**Request**
Every line below should be copied exactly; drop the pictures.

**Collected data**
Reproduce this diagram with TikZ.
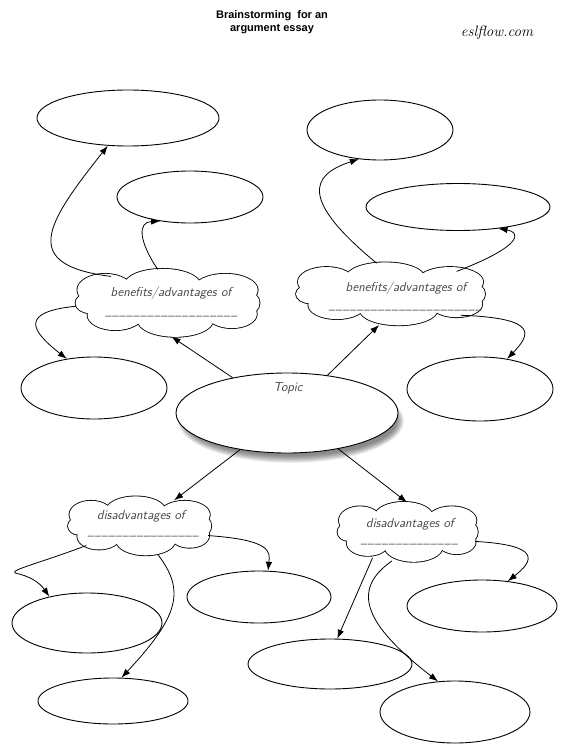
\documentclass[tikz,border=0pt]{standalone}
\usepackage{fontspec}
\newfontfamily\titlefont{Liberation Sans}
\usetikzlibrary{shapes.geometric,arrows.meta}
\def\lobes{0/0/0.85/0.65, -0.68/-0.39/0.30/0.48, -0.06/-0.54/0.41/0.48, 0.62/-0.39/0.35/0.48, -0.57/0.36/0.30/0.45, 0.08/0.51/0.41/0.50, 0.69/0.33/0.27/0.42, -0.85/0/0.15/0.30, 0.85/0/0.14/0.35}
\newcommand\drawcloud[4]{%
  \foreach \u/\v/\ru/\rv in \lobes {\draw[line width=1.7pt] ({#1+(\u)*#3},{#2+(\v)*#4}) ellipse ({\ru*#3} and {\rv*#4});}
  \foreach \u/\v/\ru/\rv in \lobes {\fill[white] ({#1+(\u)*#3},{#2+(\v)*#4}) ellipse ({\ru*#3} and {\rv*#4});}
}
\newcommand\us{\_\kern0.8pt}
\begin{document}
\begin{tikzpicture}[x=1pt,y=-1pt,
  box/.style={draw, ellipse, inner sep=0pt, line width=0.9pt, fill=white},
  rim/.style={ellipse, inner sep=0pt},
  arr/.style={line width=0.8pt, -{Latex[length=9pt,width=6.5pt]}},
  hand/.style={font=\sffamily\itshape\fontsize{13}{15}\selectfont, text=black!72, inner sep=0pt, anchor=base},
  dash line/.style={font=\sffamily\itshape\fontsize{9}{11}\selectfont, text=black!72, inner sep=0pt, anchor=base},
]
\useasboundingbox (0,0) rectangle (568,751);

% title
\node[font=\titlefont\bfseries\fontsize{11}{13}\selectfont, align=center] (title) at (272,22) {Brainstorming\ \ for an\\argument essay};
\node[font=\itshape\fontsize{15}{17}\selectfont] (site) at (497,33) {eslflow.com};

% ellipses
\node[box, minimum width=182pt, minimum height=56pt] (e1) at (128,118) {};
\node[box, minimum width=146pt, minimum height=52pt] (e2) at (190,197) {};
\node[box, minimum width=146pt, minimum height=60pt] (e3) at (380,130) {};
\node[box, minimum width=184pt, minimum height=47pt] (e4) at (458,207) {};
\node[box, minimum width=146pt, minimum height=62pt] (e5) at (94,388) {};
\node[box, minimum width=146pt, minimum height=64pt] (e6) at (480,389) {};
\node[box, minimum width=150pt, minimum height=60pt] (e8) at (87,623) {};
\node[box, minimum width=144pt, minimum height=52pt] (e9) at (259,597) {};
\node[box, minimum width=150pt, minimum height=46pt] (e10) at (113,701) {};
\node[box, minimum width=150pt, minimum height=52pt] (e11) at (482,606) {};
\node[box, minimum width=164pt, minimum height=50pt] (e12) at (330,664) {};
\node[box, minimum width=150pt, minimum height=62pt] (e13) at (455,712) {};

% topic with shadow
\foreach \k in {0,...,9} {
  \fill[black, opacity=0.06] (291,421) ellipse ({113-\k*0.8} and {42-\k*0.8});
}
\node[box, minimum width=222pt, minimum height=80pt] (e7) at (287,413) {};
\node[hand] (tt) at (288,391) {Topic};

% clouds
\drawcloud{168}{303}{92.5}{33.5}
\drawcloud{391}{294}{95}{31}
\drawcloud{140}{526}{72}{29}
\drawcloud{408}{532}{70.5}{29.5}
\node[rim, minimum width=185pt, minimum height=67pt] (cA) at (168,303) {};
\node[rim, minimum width=190pt, minimum height=62pt] (cB) at (391,294) {};
\node[rim, minimum width=144pt, minimum height=58pt] (cC) at (140,526) {};
\node[rim, minimum width=141pt, minimum height=59pt] (cD) at (408,532) {};

\node[hand] (tA1) at (171,296) {benefits/advantages of};
\node[dash line] (tA2) at (172,315) {\us\us\us\us\us\us\us\us\us\us\us\us\us\us\us\us\us\us\us};
\node[hand] (tB1) at (406,291) {benefits/advantages of};
\node[dash line] (tB2) at (406,309) {\us\us\us\us\us\us\us\us\us\us\us\us\us\us\us\us\us\us\us\us\us\us};
\node[hand] (tC1) at (141,519) {disadvantages of};
\node[dash line] (tC2) at (144,535) {\us\us\us\us\us\us\us\us\us\us\us\us\us\us\us\us};
\node[hand] (tD1) at (410,527) {disadvantages of};
\node[dash line] (tD2) at (410,543) {\us\us\us\us\us\us\us\us\us\us\us\us\us\us};

% connectors from topic
\draw[arr] (e7.147) -- (cA.276);
\draw[arr] (e7.43) -- (cB.249);
\draw[arr] (e7.218) -- (cC.37);
\draw[arr] (e7.325) -- (cD.92);

% cloud A
\draw[arr] (cA.155) .. controls (20,265) and (45,225) .. (e1.234);
\draw[arr] (cA.107) .. controls (138,240) and (138,222) .. (e2.219);
\draw[arr] (cA.182) .. controls (20,312) and (30,330) .. (e5.133);

% cloud B
\draw[arr] (cB.115) .. controls (300,200) and (310,175) .. (e3.234);
\draw[arr] (cB.19) .. controls (525,245) and (520,232) .. (e4.332);
\draw[arr] (cB.343) .. controls (540,318) and (530,335) .. (e6.48);

% cloud C
\draw[arr] (cC.200) .. controls (40,563) and (10,570) .. (15,573) .. controls (30,576) and (40,583) .. (e8.145);
\draw[arr] (cC.302) .. controls (185,590) and (180,615) .. (e10.70);
\draw[arr] (cC.352) .. controls (272,540) and (270,552) .. (e9.71);

% cloud D
\draw[arr] (cD.216) -- (e12.74);
\draw[arr] (cD.241) .. controls (350,590) and (365,625) .. (e13.119);
\draw[arr] (cD.352) .. controls (540,545) and (535,560) .. (e11.44);
\end{tikzpicture}
\end{document}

**Worked answer**
Reproduce this diagram with TikZ.
\documentclass[tikz,border=0pt]{standalone}
\usepackage{fontspec}
\newfontfamily\titlefont{Liberation Sans}
\usetikzlibrary{shapes.geometric,arrows.meta}
\def\lobes{0/0/0.85/0.65, -0.68/-0.39/0.30/0.48, -0.06/-0.54/0.41/0.48, 0.62/-0.39/0.35/0.48, -0.57/0.36/0.30/0.45, 0.08/0.51/0.41/0.50, 0.69/0.33/0.27/0.42, -0.85/0/0.15/0.30, 0.85/0/0.14/0.35}
\newcommand\drawcloud[4]{%
  \foreach \u/\v/\ru/\rv in \lobes {\draw[line width=1.7pt] ({#1+(\u)*#3},{#2+(\v)*#4}) ellipse ({\ru*#3} and {\rv*#4});}
  \foreach \u/\v/\ru/\rv in \lobes {\fill[white] ({#1+(\u)*#3},{#2+(\v)*#4}) ellipse ({\ru*#3} and {\rv*#4});}
}
\newcommand\us{\_\kern0.8pt}
\begin{document}
\begin{tikzpicture}[x=1pt,y=-1pt,
  box/.style={draw, ellipse, inner sep=0pt, line width=0.9pt, fill=white},
  rim/.style={ellipse, inner sep=0pt},
  arr/.style={line width=0.8pt, -{Latex[length=9pt,width=6.5pt]}},
  hand/.style={font=\sffamily\itshape\fontsize{13}{15}\selectfont, text=black!72, inner sep=0pt, anchor=base},
  dash line/.style={font=\sffamily\itshape\fontsize{9}{11}\selectfont, text=black!72, inner sep=0pt, anchor=base},
]
\useasboundingbox (0,0) rectangle (568,751);

% title
\node[font=\titlefont\bfseries\fontsize{11}{13}\selectfont, align=center] (title) at (272,22) {Brainstorming\ \ for an\\argument essay};
\node[font=\itshape\fontsize{15}{17}\selectfont] (site) at (497,33) {eslflow.com};

% ellipses
\node[box, minimum width=182pt, minimum height=56pt] (e1) at (128,118) {};
\node[box, minimum width=146pt, minimum height=52pt] (e2) at (190,197) {};
\node[box, minimum width=146pt, minimum height=60pt] (e3) at (380,130) {};
\node[box, minimum width=184pt, minimum height=47pt] (e4) at (458,207) {};
\node[box, minimum width=146pt, minimum height=62pt] (e5) at (94,388) {};
\node[box, minimum width=146pt, minimum height=64pt] (e6) at (480,389) {};
\node[box, minimum width=150pt, minimum height=60pt] (e8) at (87,623) {};
\node[box, minimum width=144pt, minimum height=52pt] (e9) at (259,597) {};
\node[box, minimum width=150pt, minimum height=46pt] (e10) at (113,701) {};
\node[box, minimum width=150pt, minimum height=52pt] (e11) at (482,606) {};
\node[box, minimum width=164pt, minimum height=50pt] (e12) at (330,664) {};
\node[box, minimum width=150pt, minimum height=62pt] (e13) at (455,712) {};

% topic with shadow
\foreach \k in {0,...,9} {
  \fill[black, opacity=0.06] (291,421) ellipse ({113-\k*0.8} and {42-\k*0.8});
}
\node[box, minimum width=222pt, minimum height=80pt] (e7) at (287,413) {};
\node[hand] (tt) at (288,391) {Topic};

% clouds
\drawcloud{168}{303}{92.5}{33.5}
\drawcloud{391}{294}{95}{31}
\drawcloud{140}{526}{72}{29}
\drawcloud{408}{532}{70.5}{29.5}
\node[rim, minimum width=185pt, minimum height=67pt] (cA) at (168,303) {};
\node[rim, minimum width=190pt, minimum height=62pt] (cB) at (391,294) {};
\node[rim, minimum width=144pt, minimum height=58pt] (cC) at (140,526) {};
\node[rim, minimum width=141pt, minimum height=59pt] (cD) at (408,532) {};

\node[hand] (tA1) at (171,296) {benefits/advantages of};
\node[dash line] (tA2) at (172,315) {\us\us\us\us\us\us\us\us\us\us\us\us\us\us\us\us\us\us\us};
\node[hand] (tB1) at (406,291) {benefits/advantages of};
\node[dash line] (tB2) at (406,309) {\us\us\us\us\us\us\us\us\us\us\us\us\us\us\us\us\us\us\us\us\us\us};
\node[hand] (tC1) at (141,519) {disadvantages of};
\node[dash line] (tC2) at (144,535) {\us\us\us\us\us\us\us\us\us\us\us\us\us\us\us\us};
\node[hand] (tD1) at (410,527) {disadvantages of};
\node[dash line] (tD2) at (410,543) {\us\us\us\us\us\us\us\us\us\us\us\us\us\us};

% connectors from topic
\draw[arr] (e7.147) -- (cA.276);
\draw[arr] (e7.43) -- (cB.249);
\draw[arr] (e7.218) -- (cC.37);
\draw[arr] (e7.325) -- (cD.92);

% cloud A
\draw[arr] (cA.155) .. controls (20,265) and (45,225) .. (e1.234);
\draw[arr] (cA.107) .. controls (138,240) and (138,222) .. (e2.219);
\draw[arr] (cA.182) .. controls (20,312) and (30,330) .. (e5.133);

% cloud B
\draw[arr] (cB.115) .. controls (300,200) and (310,175) .. (e3.234);
\draw[arr] (cB.19) .. controls (525,245) and (520,232) .. (e4.332);
\draw[arr] (cB.343) .. controls (540,318) and (530,335) .. (e6.48);

% cloud C
\draw[arr] (cC.200) .. controls (40,563) and (10,570) .. (15,573) .. controls (30,576) and (40,583) .. (e8.145);
\draw[arr] (cC.302) .. controls (185,590) and (180,615) .. (e10.70);
\draw[arr] (cC.352) .. controls (272,540) and (270,552) .. (e9.71);

% cloud D
\draw[arr] (cD.216) -- (e12.74);
\draw[arr] (cD.241) .. controls (350,590) and (365,625) .. (e13.119);
\draw[arr] (cD.352) .. controls (540,545) and (535,560) .. (e11.44);
\end{tikzpicture}
\end{document}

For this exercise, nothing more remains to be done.